From a battered toolbox to a multinational force – that’s the short story behind Traxtion’s 35 years in the rail freight industry in Africa.
It all started in 1987 when General Motors EMD decided to close its locomotive production and assembly facility in Port Elizabeth. One of their staff members, the late Roy Puffett, had a decision to make – relocate to the US or take a retrenchment package.
Not wanting to relocate his young family, Roy took the package and decided to stay in South Africa. With a second-hand toolbox, his bakkie and caravan and the retrenchment pay, he drove around the country with the caravan doubling up as his hotel and admin office, servicing locomotives that he was once part of manufacturing and commissioning into service.
Richards Bay and Middelburg were the first stops on a route which initially created Sheltam and then morphed into Traxtion.
In those initial years, as the demand for locomotive technical services grew, a new critical need also arose among South Africa’s mining and manufacturing fraternity as it realised the need to ensure trains ran safely and cost effectively with a high degree of performance. Traxtion recognised an opportunity to start acquiring old, under-maintained locomotives from the mines.
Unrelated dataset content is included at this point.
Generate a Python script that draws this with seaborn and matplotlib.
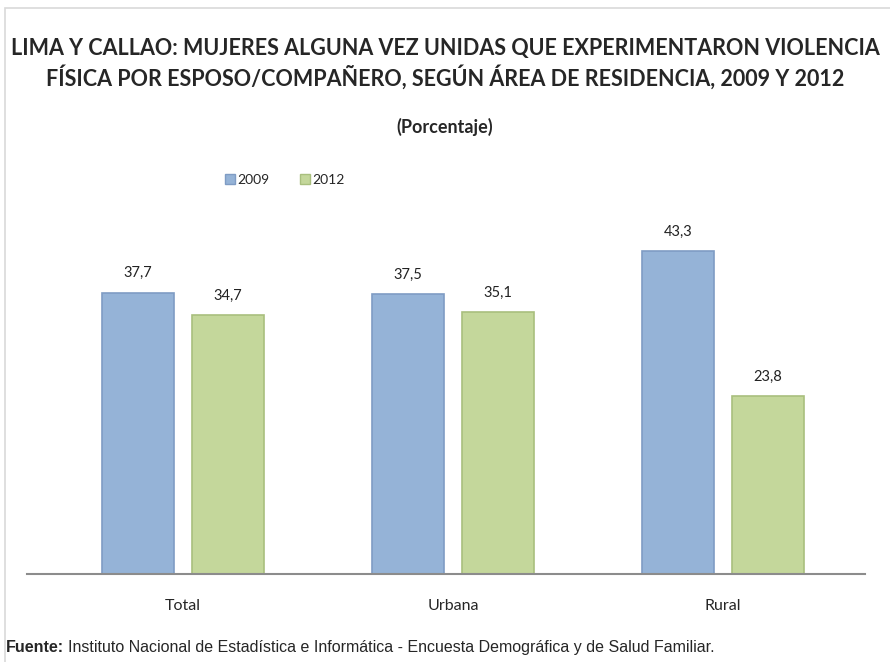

These locomotives were given a thorough maintenance intervention and leased back to the former owners through a turnkey operating contract over a period of several years. The benefit of this lease approach was twofold; it provided much needed income stability for a young company, and it allowed the business to build and strengthen its balance sheet.
Into Africa – with great success
During the early 2000s, as the profile of the company started to grow, it became evident that mainline railway operations in South Africa would only be realised many years down the line. This resulted in many rail-friendly industries having to move to road logistics. This forced Traxtion to pursue growth opportunities in the rest of the continent.
The first countries where Traxtion’s fresh private sector thinking, enthusiasm, and well-maintained locomotives made an impact were Mozambique and Zambia. The group operated on mainlines for the mining sector in Zambia as well as for the World Food Program along the Nacala Corridor into Malawi. By 2006 it was awarded the concession to manage and operate the railway activities of CFCO in the Republic of the Congo between Brazzaville and Pointe-Noire. Additionally, they became a significant shareholder and operator of the RVR Concession in Kenya and Uganda.
These out-of-country growth opportunities became the catalysts that spurred continual company development and growth. Traxtion also attracted the attention of larger logistic organisations, private equity and infrastructure funds looking to benefit from the potential company growth. Between 2006 and 2017 Traxtion transformed from a single founder, family-owned company into a multinational shareholder with substantial amounts of capital available to invest in growth projects.
In 2017, as part of the growth process, the group underwent a significant rebranding exercise which turned it into Traxtion. With its red and black livery, the company embarked on the construction of the large Rosslyn Rail Services Hub and substantial investments into locomotives and wagons.
Fast forward to 2022 and this is where Traxtion stands today:
- Successful rail freight operations in eight African countries (Senegal, Tanzania, Zambia, Namibia, Democratic Republic of Congo, Zimbabwe, Mozambique, and South Africa)
- More than 55 locomotives and 250 wagons, one of the largest privately-owned mainline locomotive fleets on the continent
- A world-class 50 000 sqm rail services hub in Rosslyn with a skilled team of in-house artisans and decades of experience in maintaining, rebuilding, and overhauling locomotives to OEM standards
- The equivalent of a NOSA 5-star safety rating
- RSR accredited and ISO9001 certified
- A TETA and QCTO-accredited rail school that has trained more than 75 ‘red-seal’ locomotive artisans, 700 drivers and may other complimentary trades.